2010 yılı sonlarında Tunus’ta başlayan halk hareketleri zaman içinde büyüyerek tüm Ortadoğu’yu etkisi altına almış ve önemli siyasal dönüşümlere neden olmuştur. “Arap Ayaklanmaları” olarak tanımlanan bu isyanlarda uzun süren protesto ve gösteriler, kimi ülkelerde siyasi iktidar değişimlerine yol açarken, başta Suriye olmak üzere kimi ülkelerde yerini iç savaşa bırakmıştır. Senelerce süren iç savaş, insani ve toplumsal açıdan ciddi bir yıkım getirmesinin yanı sıra, niteliği ve sonuçları itibarıyla bölgesel güvenlik ve istikrar açısından da ciddi bir tehdit oluşturmaktadır.

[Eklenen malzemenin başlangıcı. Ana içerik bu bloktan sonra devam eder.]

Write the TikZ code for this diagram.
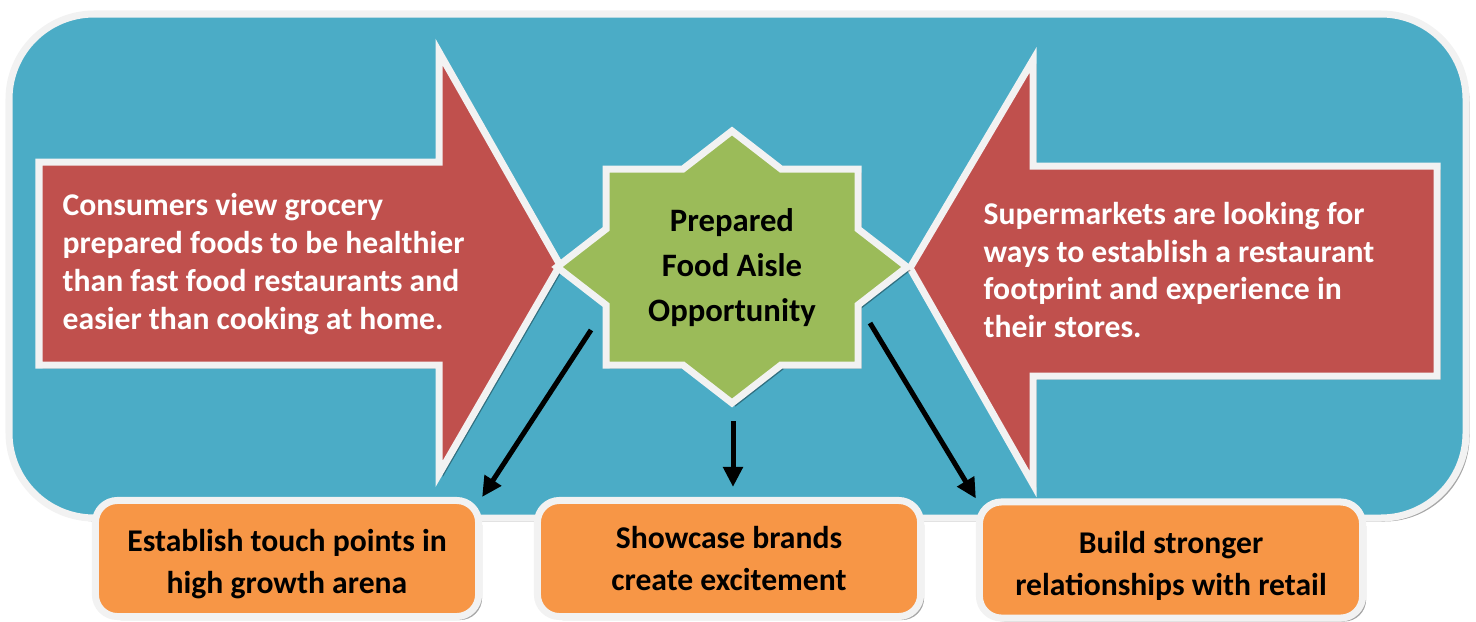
\documentclass[tikz,border=0pt]{standalone}
\usepackage{fontspec}
\setmainfont{Carlito}
\usetikzlibrary{arrows.meta,shadows}
\definecolor{bgblue}{HTML}{4BACC6}
\definecolor{arrowred}{HTML}{C0504D}
\definecolor{stargreen}{HTML}{9BBB59}
\definecolor{boxorange}{HTML}{F79646}
\definecolor{rimwhite}{HTML}{F2F2F2}
\newcommand{\boxstrut}{\rule{0pt}{9.6pt}}
\tikzset{
    rim/.style={draw=rimwhite,line width=0.07cm},
    softshadow/.style={drop shadow={shadow xshift=0.035cm,shadow yshift=-0.035cm,opacity=0.35,fill=black}},
    bigarrow/.style={rim,fill=arrowred,softshadow},
    arrowtext/.style={text=white,font=\bfseries\fontsize{9}{10.8}\selectfont,align=left,anchor=west,inner sep=0pt},
    startext/.style={font=\bfseries\fontsize{9.3}{12.8}\selectfont,align=center,inner sep=0pt},
    outcome/.style={rim,fill=boxorange,rounded corners=0.22cm,minimum width=3.83cm,minimum height=1.16cm,
        align=center,font=\bfseries\fontsize{9}{12}\selectfont,softshadow},
    conn/.style={line width=0.05cm,-{Triangle[length=0.2cm,width=0.19cm]}}
}
\begin{document}
\begin{tikzpicture}[x=0.01cm,y=-0.01cm]
        \useasboundingbox (0,0) rectangle (1476,621);

        \draw[rim,fill=bgblue,rounded corners=0.85cm,softshadow] (9,14) rectangle (1466,518);

        \draw[bigarrow] (39,162) -- (439,162) -- (439,52) -- (560,265) -- (439,474)
            -- (439,365) -- (39,365) -- cycle;
        \node[arrowtext] (consumers) at (62,264)
            {Consumers view grocery\\prepared foods to be healthier\\than fast food restaurants and\\easier than cooking at home.};

        \draw[bigarrow] (1437,166) -- (1033,166) -- (1033,60) -- (910,268) -- (1033,484)
            -- (1033,376) -- (1437,376) -- cycle;
        \node[arrowtext] (markets) at (983,270)
            {Supermarkets are looking for\\ways to establish a restaurant\\footprint and experience in\\their stores.};

        \draw[rim,fill=stargreen,softshadow] (732,131) -- (781,169) -- (858,169) -- (858,229)
            -- (907,267) -- (858,305) -- (858,365) -- (781,365) -- (732,403) -- (683,365)
            -- (606,365) -- (606,305) -- (557,267) -- (606,229) -- (606,169) -- (683,169) -- cycle;
        \node[startext] (opp) at (732,268) {Prepared\\Food Aisle\\Opportunity};

        \node[outcome] (touch) at (287,558.5) {\boxstrut Establish touch points in\\high growth arena};
        \node[outcome] (brands) at (729,558.5) {Showcase brands\\create excitement};
        \node[outcome] (retail) at (1171,560) {\boxstrut Build stronger\\relationships with retail};

        \coordinate (c1) at (591,330);
        \coordinate (c2) at (733,421);
        \coordinate (c3) at (870,323);
        \draw[conn] (c1) -- (touch.north east);
        \draw[conn,shorten >=0.1cm] (c2) -- (c2 |- brands.north);
        \draw[conn] (c3) -- (retail.north west);
\end{tikzpicture}
\end{document}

En uzun sınırlara sahip komşusu olması yanında derin tarihi ve kültürel bağları paylaşması sebebiyle Suriye’nin içinde bulunduğu durum doğal olarak Türkiye’yi yakından ilgilendirmektedir. Çatışmalar üçüncü yılına girerken kesin bir sonuca ulaşmayan iç savaşın doğurduğu en büyük neticelerden birisi de olaylardan kaçmak zorunda kalan Suriyelilerin komşu ülkelere sığınmalarıdır. 100 binden fazla insanın hayatını kaybettiği, 5 milyondan fazla insanın ülke içerisinde yer değiştirmek zorunda kaldığı Suriye’de 2 milyon insan Ürdün, Irak, Lübnan ve Türkiye’ye göç etmişlerdir. İç savaşın başladığı günlerden itibaren ülkemize giriş yapan mülteci sayısı, resmi rakamlara göre, 650 bini aşmış durumdadır. İki yıldan fazla bir süredir devam eden mülteci akını karşısında başta Başbakanlık Afet ve Acil Durum Koordinasyon Başkanlığı ve Türk Kızılayı olmak üzere pek çok kurum ile sivil toplum kuruluşları seferber olurken; mülteci akışının hızı ve büyüyen mülteci varlığı da çözülmesi gereken pek çok sorunu beraberinde getirmiştir. Kamplarda yaşanabilecek sıkıntılar, kamp koşullarının iyileştirilmesi, mültecilerin hukuki statüsü, bazı mültecilerin büyük şehirleri tercih etmelerinden doğan sorunlar ve kentlerdeki mültecilerin geleceği, savaş mağdurlarının psikolojisi ve yerli halkla ilişkileri, kayıt dışılık, dilsel, kültürel sorunlar ve eğitim mültecilerin karşı karşıya olduğu öncelikli sorunların başında gelmektedir.
Bu ve benzeri problemlere ilişkin yapılacak tartışmaların ve akademik çalışmaların Türkiye’nin genel mülteci politikasına ve Suriyeli sığınmacılar konusundaki tavrının daha güçlü bir perspektif kazanmasına katkıda bulunacağı kanaatini taşımaktayız. Olağanüstü durumların orta veya uzun vadede doğurabileceği muhtemel sosyal krizlerin önüne geçebilmek için sivil toplum kuruluşları ve yerel yönetimlerin rolünün artırılması da elzem görünmektedir. Bu doğrultuda gerçekleşen olumlu örneklerin model teşkil etmesi ve bilgi alışverişi, hiç şüphesiz sorunların çözümünde dinamizmi artıran önemli bir faktör olacaktır. Dolayısıyla önemli bir örnek teşkil edeceğine inandığımız “Ekonomik, Sosyal ve Kültürel Boyutlarıyla Suriyeli Mülteciler” başlıklı panelimiz yüksek düzeyli devlet temsilcileri, akademisyenler, sivil toplum kuruluşu temsilcileri ve düşünce kuruluşlarını buluşturarak meseleyi yeniden düşündürme ve yeni bir perspektif kazandırma amacı taşımaktadır.